An Interactive Introduction to Quantum Computing - kevlened
http://davidbkemp.github.io/QuantumComputingArticle/
======
robertkrahn01
Interesting in this regard might also be the talk that Robert Smith of Rigetti
Computing recently gave:
[https://www.youtube.com/watch?v=f9vRcSAneiw](https://www.youtube.com/watch?v=f9vRcSAneiw)

Apart from praising Common Lisp he describes how they are building an
assembler-like language for quantum computing.

The HN thread:
[https://news.ycombinator.com/item?id=15880172](https://news.ycombinator.com/item?id=15880172)

------
westurner
Part 2 mentions two quantum algorithms that could be used to break Bitcoin
(and SSH and SSL/TLS; and most modern cryptographic security systems): Shor's
algorithm for factorization and Grover's search algorithm.

Part 2:
[http://davidbkemp.github.io/QuantumComputingArticle/part2.ht...](http://davidbkemp.github.io/QuantumComputingArticle/part2.html)

Shor's algorithm:
[https://en.wikipedia.org/wiki/Shor%27s_algorithm](https://en.wikipedia.org/wiki/Shor%27s_algorithm)

Grover's algorithm:
[https://en.wikipedia.org/wiki/Grover%27s_algorithm](https://en.wikipedia.org/wiki/Grover%27s_algorithm)

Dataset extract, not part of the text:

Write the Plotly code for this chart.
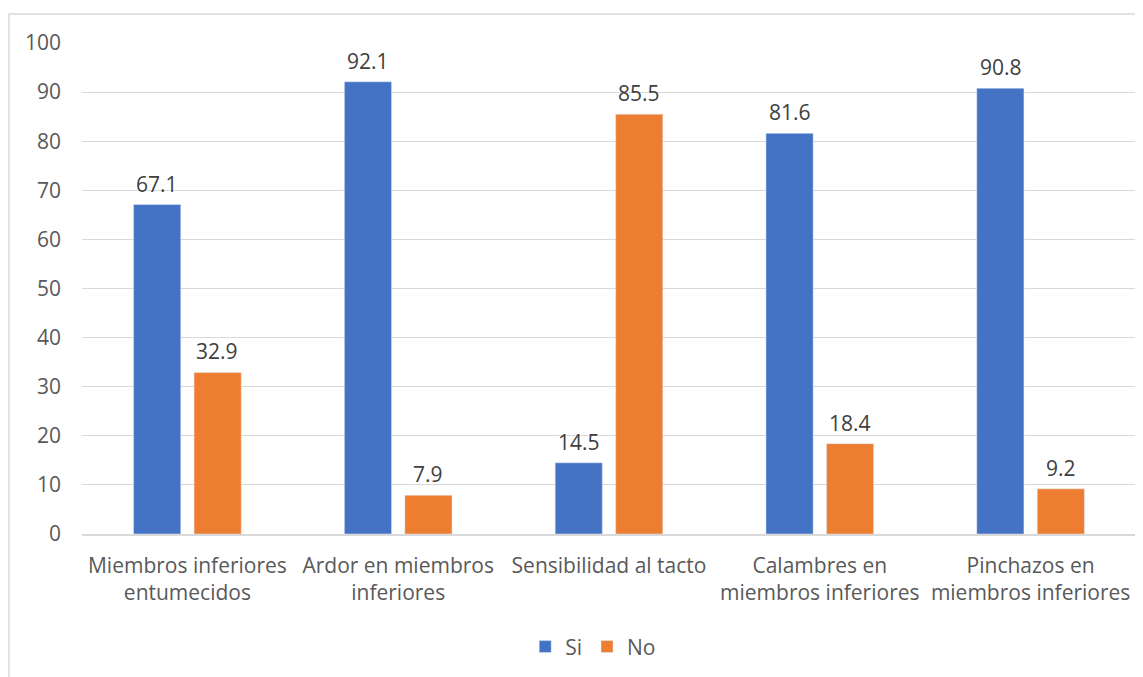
import plotly.graph_objects as go

categorias = [
    "Miembros inferiores<br>entumecidos",
    "Ardor en miembros<br>inferiores",
    "Sensibilidad al tacto",
    "Calambres en<br>miembros inferiores",
    "Pinchazos en<br>miembros inferiores",
]
si = [67.1, 92.1, 14.5, 81.6, 90.8]
no = [32.9, 7.9, 85.5, 18.4, 9.2]

fuente = "Open Sans"
gris = "#595959"
tam = 21

fig = go.Figure()
fig.add_trace(go.Bar(x=categorias, y=si, name="Si", marker_color="#4472C4"))
fig.add_trace(go.Bar(x=categorias, y=no, name="No", marker_color="#ED7D31"))

# etiquetas de datos un poco por encima de cada barra (como en Excel)
for serie, desplaz in ((si, -30), (no, 30)):
    for cat, v in zip(categorias, serie):
        fig.add_annotation(x=cat, y=v, xref="x", yref="y", text=f"{v:.1f}",
                           showarrow=False, xshift=desplaz, yanchor="bottom", yshift=5,
                           font=dict(family=fuente, size=tam, color="#404040"))

# borde del area del grafico
fig.add_shape(type="rect", xref="paper", yref="paper",
              x0=-0.0693, x1=1.05, y0=-0.4, y1=1.059,
              line=dict(color="#d9d9d9", width=1.5), layer="below")

fig.update_layout(
    width=1135, height=669,
    margin=dict(l=74, r=7, t=35, b=143),
    plot_bgcolor="white", paper_bgcolor="white",
    font=dict(family=fuente, size=tam, color=gris),
    barmode="group", bargap=0.426, bargroupgap=0.22,
    showlegend=True,
    legend=dict(orientation="h", x=0.485, xanchor="center", y=-0.23, yanchor="middle",
                font=dict(size=tam, color=gris), itemwidth=30, traceorder="normal"),
)
fig.update_yaxes(range=[0, 100], dtick=10, showgrid=True, gridcolor="#d9d9d9", gridwidth=1,
                 zeroline=False, showline=False, ticks="", ticklabelstandoff=20,
                 tickfont=dict(size=tam, color=gris))
fig.update_xaxes(showline=True, linecolor="#d9d9d9", linewidth=1.5, ticks="",
                 ticklabelstandoff=12, tickfont=dict(size=tam, color=gris), tickangle=0)

fig.write_html("out.html")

I don't know what heading I'd suggest for something about how concentration of
quantum capabilities will create dangerous asymmetry. (That is why we need
post-quantum ("quantum resistant") hash, signature, and encryption algorithms
in the near future.)

------
oneweekwonder
> Sorry, I but cannot assume you know nothing at all!

Make the witty text a hyperlink to
[https://en.wikipedia.org/wiki/Boolean_algebra](https://en.wikipedia.org/wiki/Boolean_algebra)
?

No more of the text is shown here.